Many woke white people have varying ways of processing and responding to the fact that we are all living in a White Supremacy culture. Because white people have historically not had to truly question their place in this country, their RPM (race processing muscle) is typically underdeveloped and hovering in the green zone. Think of the dashboard in your car. Humans in general avoid uncomfortable situations, but privilege allows some to avoid uncomfortable situations more adeptly and completely than others. What does your “processing privilege” look like? Are you quiet? Do you retreat? Do you ask a lot of questions or rush to provide answers? Do you always want to practice before performing? Do you procrastinate about doing something because you’re afraid of doing it wrong? Think about this, and become familiar with your process. Name it (i.e., “I am quiet right now because I am struggling with the idea of…,” or “I’m trying to be conscious of the air time I’m taking because I have the tendency to rush to answer). Understand how your “processing privilege” impacts those around you, especially BIPOC. Don’t just practice at being anti-racist, but perform it until it becomes personal. And when it’s hard, remember that your discomfort does not compare to the daily, tangible effects of racism faced by BIPOC. If we can experience racism daily, you can perform anti-racism daily. Choosing not to do so is choosing to affirm the lie of white supremacy. After all, it’s a privilege to be on the side of anti-racism.

4. This is your “Thank you.”

It’s normal to want to feel appreciation for your hard work. We all want to be recognized for our accomplishments. The work of anti-racism is nowhere near easy, and cannot be done without white people. If you are truly doing the work, we see you and we thank you. And, hopefully, you will not look for or expect gratitude from BIPOC, because expecting praise for doing what’s just is a subtle form of oppression. White privilege is not earned. Therefore, working against it is not deserving of praise. Do the work because it is the right thing to do, and find appreciation in the fruit of your work.

5. When you complain about non-woke white people who “just don’t understand,” go back to Step 1 and collect your cousins this time.

BIPOC people have developed a multitude of strategies to help other BIPOC survive in a racist world. We have come this far because of the strong sense of community that is inherent in our cultural worldview. The European notion of “individualism” is not indigenous to BIPOC culture. Learn from the resiliency of BIPOC, and then go and collect your cousins. The system of White Supremacy was created, and is maintained, with a community of like-minded white folk getting together to devise and support ways to maintain and expand their manufactured power. Therefore, it will require more like-minded white folk to dismantle it. It is absolutely your responsibility to bring along as many white people as possible. No one can give you the answer on exactly how to do it, especially BIPOC, but that doesn’t mean you don’t need to do it.
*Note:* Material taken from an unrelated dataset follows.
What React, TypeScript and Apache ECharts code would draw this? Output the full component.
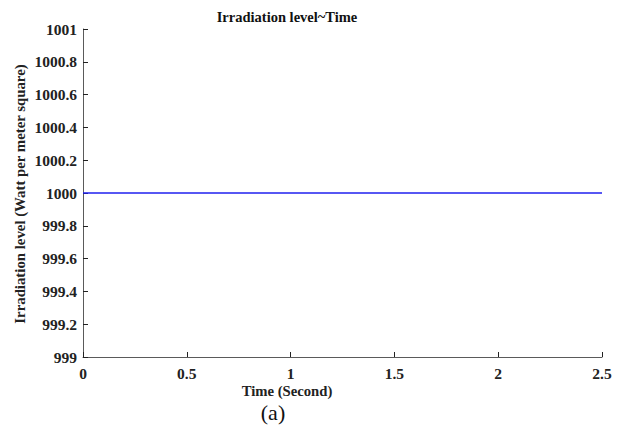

So, let’s conclude with a gut check. Name the feelings you have after reading this. Identify if and where you felt anger or shame. Where did you agree and disagree? This work is personal. It is about balancing the scale towards humanity. No way will any of us get out of doing this work without feeling all the feels. So, be curious and investigate your feelings when someone, especially a BIPOC, is challenging you. Implement your self-care strategies, lean on your “tribe,” continue to educate yourself and others. Stand up, speak out, and show white children how to be anti-racist so that the work trickles down over generations. Whatever you do, you MUST keep at it, because White Supremacy is doing the same. And it’s had a huge head start.